THE EXERCISE: Give the data again exactly as written, skipping any pictures.

/---

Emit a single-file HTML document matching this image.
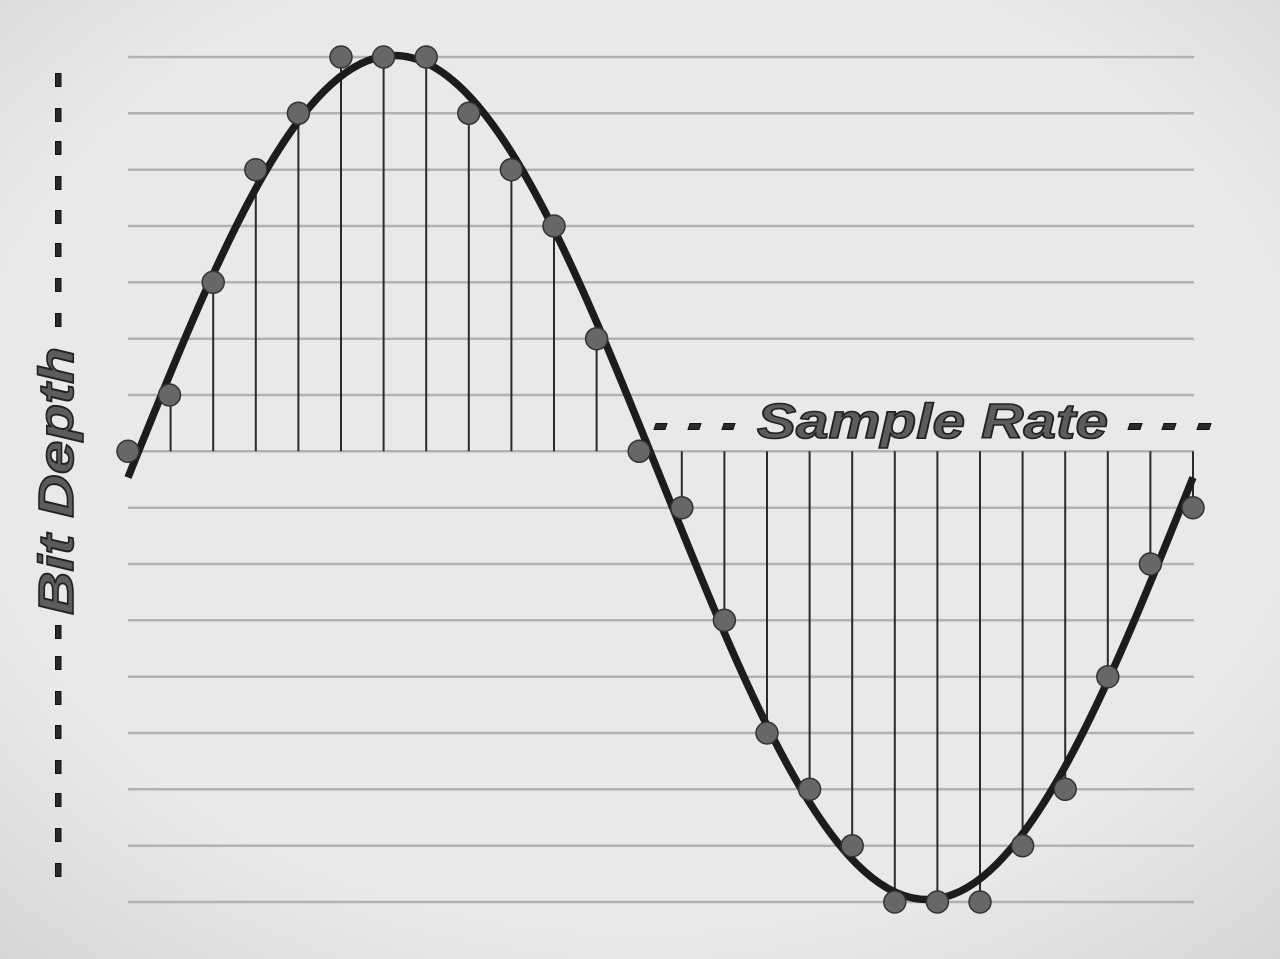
<!DOCTYPE html>
<html>
<head>
<meta charset="utf-8">
<style>
html,body{margin:0;padding:0;background:#e8e8e8;}
svg{display:block;}
</style>
</head>
<body>
<svg width="1280" height="959" viewBox="0 0 1280 959" xmlns="http://www.w3.org/2000/svg">
<defs>
<radialGradient id="vig" cx="50%" cy="45%" r="75%">
<stop offset="0.7" stop-color="#e9e9e9"/>
<stop offset="1" stop-color="#d6d6d6"/>
</radialGradient>
</defs>
<rect x="0" y="0" width="1280" height="959" fill="url(#vig)"/>

<!-- grid lines -->
<g stroke="#b2b2b2" stroke-width="2.5">
<line x1="128" y1="57" x2="1194" y2="57"/>
<line x1="128" y1="113.3" x2="1194" y2="113.3"/>
<line x1="128" y1="169.7" x2="1194" y2="169.7"/>
<line x1="128" y1="226" x2="1194" y2="226"/>
<line x1="128" y1="282.3" x2="1194" y2="282.3"/>
<line x1="128" y1="338.7" x2="1194" y2="338.7"/>
<line x1="128" y1="395" x2="1194" y2="395"/>
<line x1="128" y1="451.3" x2="1194" y2="451.3"/>
<line x1="128" y1="507.7" x2="1194" y2="507.7"/>
<line x1="128" y1="564" x2="1194" y2="564"/>
<line x1="128" y1="620.3" x2="1194" y2="620.3"/>
<line x1="128" y1="676.7" x2="1194" y2="676.7"/>
<line x1="128" y1="733" x2="1194" y2="733"/>
<line x1="128" y1="789.3" x2="1194" y2="789.3"/>
<line x1="128" y1="845.7" x2="1194" y2="845.7"/>
<line x1="128" y1="902" x2="1194" y2="902"/>
</g>

<!-- stems -->
<g stroke="#2a2a2a" stroke-width="2">
<line x1="170.6" y1="451.3" x2="170.6" y2="395"/>
<line x1="213.2" y1="451.3" x2="213.2" y2="282.3"/>
<line x1="255.8" y1="451.3" x2="255.8" y2="169.7"/>
<line x1="298.4" y1="451.3" x2="298.4" y2="113.3"/>
<line x1="341" y1="451.3" x2="341" y2="57"/>
<line x1="383.6" y1="451.3" x2="383.6" y2="57"/>
<line x1="426.2" y1="451.3" x2="426.2" y2="57"/>
<line x1="468.8" y1="451.3" x2="468.8" y2="113.3"/>
<line x1="511.4" y1="451.3" x2="511.4" y2="169.7"/>
<line x1="554" y1="451.3" x2="554" y2="226"/>
<line x1="596.6" y1="451.3" x2="596.6" y2="338.7"/>
<line x1="681.8" y1="451.3" x2="681.8" y2="507.7"/>
<line x1="724.4" y1="451.3" x2="724.4" y2="620.3"/>
<line x1="767" y1="451.3" x2="767" y2="733"/>
<line x1="809.6" y1="451.3" x2="809.6" y2="789.3"/>
<line x1="852.2" y1="451.3" x2="852.2" y2="845.7"/>
<line x1="894.8" y1="451.3" x2="894.8" y2="902"/>
<line x1="937.4" y1="451.3" x2="937.4" y2="902"/>
<line x1="980" y1="451.3" x2="980" y2="902"/>
<line x1="1022.6" y1="451.3" x2="1022.6" y2="845.7"/>
<line x1="1065.2" y1="451.3" x2="1065.2" y2="789.3"/>
<line x1="1107.8" y1="451.3" x2="1107.8" y2="676.7"/>
<line x1="1150.4" y1="451.3" x2="1150.4" y2="564"/>
<line x1="1193" y1="451.3" x2="1193" y2="507.7"/>
</g>

<!-- sine curve -->
<path d="M128,477.5 C214.8,261.3 297.9,55.5 394.25,55.5 C490.6,55.5 573.7,261.3 660.5,477.5 C747.3,693.7 830.4,899.5 926.75,899.5 C1023.1,899.5 1106.2,693.7 1193,477.5"
 fill="none" stroke="#1c1c1c" stroke-width="7.5" stroke-linecap="butt"/>

<!-- sample dots -->
<g fill="#676767" stroke="#333" stroke-width="1.5">
<circle cx="128" cy="451.3" r="11"/>
<circle cx="169.5" cy="395" r="11"/>
<circle cx="213.2" cy="282.3" r="11"/>
<circle cx="255.8" cy="169.7" r="11"/>
<circle cx="298.4" cy="113.3" r="11"/>
<circle cx="341" cy="57" r="11"/>
<circle cx="383.6" cy="57" r="11"/>
<circle cx="426.2" cy="57" r="11"/>
<circle cx="468.8" cy="113.3" r="11"/>
<circle cx="511.4" cy="169.7" r="11"/>
<circle cx="554" cy="226" r="11"/>
<circle cx="596.6" cy="338.7" r="11"/>
<circle cx="639.2" cy="451.3" r="11"/>
<circle cx="681.8" cy="507.7" r="11"/>
<circle cx="724.4" cy="620.3" r="11"/>
<circle cx="767" cy="733" r="11"/>
<circle cx="809.6" cy="789.3" r="11"/>
<circle cx="852.2" cy="845.7" r="11"/>
<circle cx="894.8" cy="902" r="11"/>
<circle cx="937.4" cy="902" r="11"/>
<circle cx="980" cy="902" r="11"/>
<circle cx="1022.6" cy="845.7" r="11"/>
<circle cx="1065.2" cy="789.3" r="11"/>
<circle cx="1107.8" cy="676.7" r="11"/>
<circle cx="1150.4" cy="564" r="11"/>
<circle cx="1193" cy="507.7" r="11"/>
</g>

<!-- Sample Rate dashes -->
<g fill="#2a2a2a" stroke="#111" stroke-width="1">
<polygon points="654,429.5 665,429.5 667,423.5 656,423.5"/>
<polygon points="688,429.5 699,429.5 701,423.5 690,423.5"/>
<polygon points="722,429.5 733,429.5 735,423.5 724,423.5"/>
<polygon points="1128,429.5 1140,429.5 1142,423.5 1130,423.5"/>
<polygon points="1162,429.5 1174,429.5 1176,423.5 1164,423.5"/>
<polygon points="1197,429.5 1209,429.5 1211,423.5 1199,423.5"/>
</g>

<!-- Sample Rate text -->
<text x="757" y="438" textLength="351" lengthAdjust="spacingAndGlyphs"
 font-family="Liberation Sans, Arial, sans-serif" font-weight="bold" font-style="italic" font-size="49"
 fill="#5c5c5c" stroke="#222" stroke-width="1.6">Sample Rate</text>

<!-- Bit Depth dashes -->
<g fill="#2a2a2a" stroke="#111" stroke-width="1">
<rect x="55.5" y="73.5" width="5.5" height="13"/>
<rect x="55.5" y="108.5" width="5.5" height="13"/>
<rect x="55.5" y="141.5" width="5.5" height="13"/>
<rect x="55.5" y="176.5" width="5.5" height="13"/>
<rect x="55.5" y="210.5" width="5.5" height="13"/>
<rect x="55.5" y="243.5" width="5.5" height="13"/>
<rect x="55.5" y="278.5" width="5.5" height="13"/>
<rect x="55.5" y="313.5" width="5.5" height="13"/>
<rect x="55.5" y="625.5" width="5.5" height="13"/>
<rect x="55.5" y="656.5" width="5.5" height="13"/>
<rect x="55.5" y="691.5" width="5.5" height="13"/>
<rect x="55.5" y="725.5" width="5.5" height="13"/>
<rect x="55.5" y="760.5" width="5.5" height="13"/>
<rect x="55.5" y="793.5" width="5.5" height="13"/>
<rect x="55.5" y="828.5" width="5.5" height="13"/>
<rect x="55.5" y="863.5" width="5.5" height="13"/>
</g>

<!-- Bit Depth text -->
<text transform="translate(73,615) rotate(-90)" x="0" y="0" textLength="268" lengthAdjust="spacingAndGlyphs"
 font-family="Liberation Sans, Arial, sans-serif" font-weight="bold" font-style="italic" font-size="49"
 fill="#5c5c5c" stroke="#222" stroke-width="1.6">Bit Depth</text>
</svg>
</body>
</html>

\---

WRITTEN RESPONSE:
Emit a single-file HTML document matching this image.
<!DOCTYPE html>
<html>
<head>
<meta charset="utf-8">
<style>
html,body{margin:0;padding:0;background:#e8e8e8;}
svg{display:block;}
</style>
</head>
<body>
<svg width="1280" height="959" viewBox="0 0 1280 959" xmlns="http://www.w3.org/2000/svg">
<defs>
<radialGradient id="vig" cx="50%" cy="45%" r="75%">
<stop offset="0.7" stop-color="#e9e9e9"/>
<stop offset="1" stop-color="#d6d6d6"/>
</radialGradient>
</defs>
<rect x="0" y="0" width="1280" height="959" fill="url(#vig)"/>

<!-- grid lines -->
<g stroke="#b2b2b2" stroke-width="2.5">
<line x1="128" y1="57" x2="1194" y2="57"/>
<line x1="128" y1="113.3" x2="1194" y2="113.3"/>
<line x1="128" y1="169.7" x2="1194" y2="169.7"/>
<line x1="128" y1="226" x2="1194" y2="226"/>
<line x1="128" y1="282.3" x2="1194" y2="282.3"/>
<line x1="128" y1="338.7" x2="1194" y2="338.7"/>
<line x1="128" y1="395" x2="1194" y2="395"/>
<line x1="128" y1="451.3" x2="1194" y2="451.3"/>
<line x1="128" y1="507.7" x2="1194" y2="507.7"/>
<line x1="128" y1="564" x2="1194" y2="564"/>
<line x1="128" y1="620.3" x2="1194" y2="620.3"/>
<line x1="128" y1="676.7" x2="1194" y2="676.7"/>
<line x1="128" y1="733" x2="1194" y2="733"/>
<line x1="128" y1="789.3" x2="1194" y2="789.3"/>
<line x1="128" y1="845.7" x2="1194" y2="845.7"/>
<line x1="128" y1="902" x2="1194" y2="902"/>
</g>

<!-- stems -->
<g stroke="#2a2a2a" stroke-width="2">
<line x1="170.6" y1="451.3" x2="170.6" y2="395"/>
<line x1="213.2" y1="451.3" x2="213.2" y2="282.3"/>
<line x1="255.8" y1="451.3" x2="255.8" y2="169.7"/>
<line x1="298.4" y1="451.3" x2="298.4" y2="113.3"/>
<line x1="341" y1="451.3" x2="341" y2="57"/>
<line x1="383.6" y1="451.3" x2="383.6" y2="57"/>
<line x1="426.2" y1="451.3" x2="426.2" y2="57"/>
<line x1="468.8" y1="451.3" x2="468.8" y2="113.3"/>
<line x1="511.4" y1="451.3" x2="511.4" y2="169.7"/>
<line x1="554" y1="451.3" x2="554" y2="226"/>
<line x1="596.6" y1="451.3" x2="596.6" y2="338.7"/>
<line x1="681.8" y1="451.3" x2="681.8" y2="507.7"/>
<line x1="724.4" y1="451.3" x2="724.4" y2="620.3"/>
<line x1="767" y1="451.3" x2="767" y2="733"/>
<line x1="809.6" y1="451.3" x2="809.6" y2="789.3"/>
<line x1="852.2" y1="451.3" x2="852.2" y2="845.7"/>
<line x1="894.8" y1="451.3" x2="894.8" y2="902"/>
<line x1="937.4" y1="451.3" x2="937.4" y2="902"/>
<line x1="980" y1="451.3" x2="980" y2="902"/>
<line x1="1022.6" y1="451.3" x2="1022.6" y2="845.7"/>
<line x1="1065.2" y1="451.3" x2="1065.2" y2="789.3"/>
<line x1="1107.8" y1="451.3" x2="1107.8" y2="676.7"/>
<line x1="1150.4" y1="451.3" x2="1150.4" y2="564"/>
<line x1="1193" y1="451.3" x2="1193" y2="507.7"/>
</g>

<!-- sine curve -->
<path d="M128,477.5 C214.8,261.3 297.9,55.5 394.25,55.5 C490.6,55.5 573.7,261.3 660.5,477.5 C747.3,693.7 830.4,899.5 926.75,899.5 C1023.1,899.5 1106.2,693.7 1193,477.5"
 fill="none" stroke="#1c1c1c" stroke-width="7.5" stroke-linecap="butt"/>

<!-- sample dots -->
<g fill="#676767" stroke="#333" stroke-width="1.5">
<circle cx="128" cy="451.3" r="11"/>
<circle cx="169.5" cy="395" r="11"/>
<circle cx="213.2" cy="282.3" r="11"/>
<circle cx="255.8" cy="169.7" r="11"/>
<circle cx="298.4" cy="113.3" r="11"/>
<circle cx="341" cy="57" r="11"/>
<circle cx="383.6" cy="57" r="11"/>
<circle cx="426.2" cy="57" r="11"/>
<circle cx="468.8" cy="113.3" r="11"/>
<circle cx="511.4" cy="169.7" r="11"/>
<circle cx="554" cy="226" r="11"/>
<circle cx="596.6" cy="338.7" r="11"/>
<circle cx="639.2" cy="451.3" r="11"/>
<circle cx="681.8" cy="507.7" r="11"/>
<circle cx="724.4" cy="620.3" r="11"/>
<circle cx="767" cy="733" r="11"/>
<circle cx="809.6" cy="789.3" r="11"/>
<circle cx="852.2" cy="845.7" r="11"/>
<circle cx="894.8" cy="902" r="11"/>
<circle cx="937.4" cy="902" r="11"/>
<circle cx="980" cy="902" r="11"/>
<circle cx="1022.6" cy="845.7" r="11"/>
<circle cx="1065.2" cy="789.3" r="11"/>
<circle cx="1107.8" cy="676.7" r="11"/>
<circle cx="1150.4" cy="564" r="11"/>
<circle cx="1193" cy="507.7" r="11"/>
</g>

<!-- Sample Rate dashes -->
<g fill="#2a2a2a" stroke="#111" stroke-width="1">
<polygon points="654,429.5 665,429.5 667,423.5 656,423.5"/>
<polygon points="688,429.5 699,429.5 701,423.5 690,423.5"/>
<polygon points="722,429.5 733,429.5 735,423.5 724,423.5"/>
<polygon points="1128,429.5 1140,429.5 1142,423.5 1130,423.5"/>
<polygon points="1162,429.5 1174,429.5 1176,423.5 1164,423.5"/>
<polygon points="1197,429.5 1209,429.5 1211,423.5 1199,423.5"/>
</g>

<!-- Sample Rate text -->
<text x="757" y="438" textLength="351" lengthAdjust="spacingAndGlyphs"
 font-family="Liberation Sans, Arial, sans-serif" font-weight="bold" font-style="italic" font-size="49"
 fill="#5c5c5c" stroke="#222" stroke-width="1.6">Sample Rate</text>

<!-- Bit Depth dashes -->
<g fill="#2a2a2a" stroke="#111" stroke-width="1">
<rect x="55.5" y="73.5" width="5.5" height="13"/>
<rect x="55.5" y="108.5" width="5.5" height="13"/>
<rect x="55.5" y="141.5" width="5.5" height="13"/>
<rect x="55.5" y="176.5" width="5.5" height="13"/>
<rect x="55.5" y="210.5" width="5.5" height="13"/>
<rect x="55.5" y="243.5" width="5.5" height="13"/>
<rect x="55.5" y="278.5" width="5.5" height="13"/>
<rect x="55.5" y="313.5" width="5.5" height="13"/>
<rect x="55.5" y="625.5" width="5.5" height="13"/>
<rect x="55.5" y="656.5" width="5.5" height="13"/>
<rect x="55.5" y="691.5" width="5.5" height="13"/>
<rect x="55.5" y="725.5" width="5.5" height="13"/>
<rect x="55.5" y="760.5" width="5.5" height="13"/>
<rect x="55.5" y="793.5" width="5.5" height="13"/>
<rect x="55.5" y="828.5" width="5.5" height="13"/>
<rect x="55.5" y="863.5" width="5.5" height="13"/>
</g>

<!-- Bit Depth text -->
<text transform="translate(73,615) rotate(-90)" x="0" y="0" textLength="268" lengthAdjust="spacingAndGlyphs"
 font-family="Liberation Sans, Arial, sans-serif" font-weight="bold" font-style="italic" font-size="49"
 fill="#5c5c5c" stroke="#222" stroke-width="1.6">Bit Depth</text>
</svg>
</body>
</html>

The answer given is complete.